As a part of Antony's political shift, he exchanged the offer of clemency for the liberators with forced exile. He pushed through obscure foreign appointments for a lot of them, forcing them out of Italy so they would not get in the way of the Caesarians as they re-entrenched. He also forced through a Cisalpine Gaul pro-consular appointment for himself to take effect as soon as he left office. This meant cutting short the term of the current governor, Decimus Brutus, who was not likely to give up his position without a fight. As one of the liberators, maintaining his strategic placement at the head of an army just north of Rome was of the utmost importance for the remaining Republicans, and Antony relished the opportunity not only to put himself in that all-important province, but to remove an obvious threat at the same time, hopefully regaining the trust of Caesar's legions by declaring war on one of the dictator's assassins along the way. Antony called in five legions stationed in Macedonia and ordered them to cross the Adriatic and meet him in Brindisium. When his term as consul ended, he would march them north and force Brutus to capitulate.

But as autumn gave way to winter, Antony's position began to deteriorate. In September of 44 BC, in retaliation for turning against the Senate, Cicero aimed his considerable rhetorical artillery directly at the consul and opened fire. Using as a model the attacks on Philip II, Alexander the Great's father, by the Greek order Demosthenes, Cicero delivered a series of scathing orations, collectively known as the Philippics, denouncing Antony. He asked the Senate to declare the dangerous consul an enemy of the state, while going out of his way to heap praise on Octavian, who he had clearly determined was the lesser of the two Caesarian evils. Cicero succeeded in turning public opinion against Antony, but the orations were probably the final nail in his coffin. In a few months, when a reconciled Antony and Octavian meet to discuss the fate of their enemies, Antony will be uncompromising on the question of Cicero. The old windbag was dead, dead, dead, dead. Even worse for Antony, though, word came in November that two of the five Macedonian legions were defecting to Octavian's banner. The young man was lucky to have spent the months leading up to Caesar's assassination in Greece and had become quite popular with the troops in Macedonia. For the first time, it wasn't just the name of Caesar, but the personal magnetism of Octavian himself that was having an effect on the balance of power.

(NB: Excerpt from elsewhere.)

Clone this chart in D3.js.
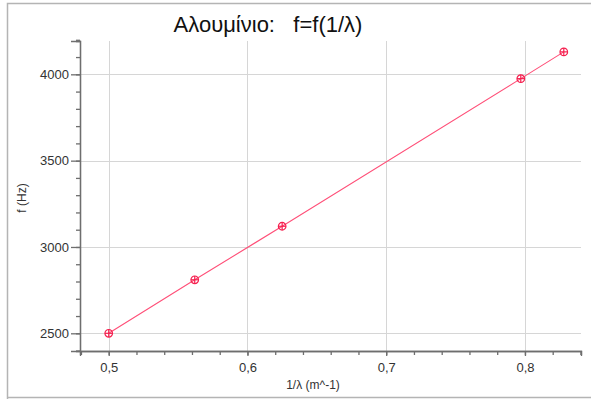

With the army going to Octavian, and Cicero lining up the Senate to support the young Caesar and the people turning against him, Antony knew he had to act fast. Before his term as consul ended, he collected the three legions still loyal to him and marched for Cisalpine Gaul. He would dislodge the assassin Brutus and hold the rich and strategically important province for himself. Plus, no one had yet taken into account the tens of thousands of troops stationed in Gaul and Spain. The officers in charge of the legions of Western Europe were his personal friends and the soldiers his longtime comrades. Antony was confident that they would back him over the growing Octavian senatorial alliance. At the end of 44 BC, he marched out of Rome bloodied, but not beaten.

Next week, Antony will bottle up the governor of Cisalpine Gaul, Decimus Brutus, a nearly starved him into submission. But the new consuls for the year 43 BC will raise armies and march to Brutus' relief, having already followed Cicero's advice by declaring Antony an enemy of the state. Marching with them, headed towards his first battle, will be the newly appointed proprietor, Octavian. Though for the briefest of moments Antony and Octavian will find themselves on opposite sides, they will soon come to an agreement, forming an alliance along with Caesar's old consular colleague, Lepidus. And while the first triumvirate had been a powerful political force, it had nothing on the brutal ruthlessness of this new alliance, the second triumvirate.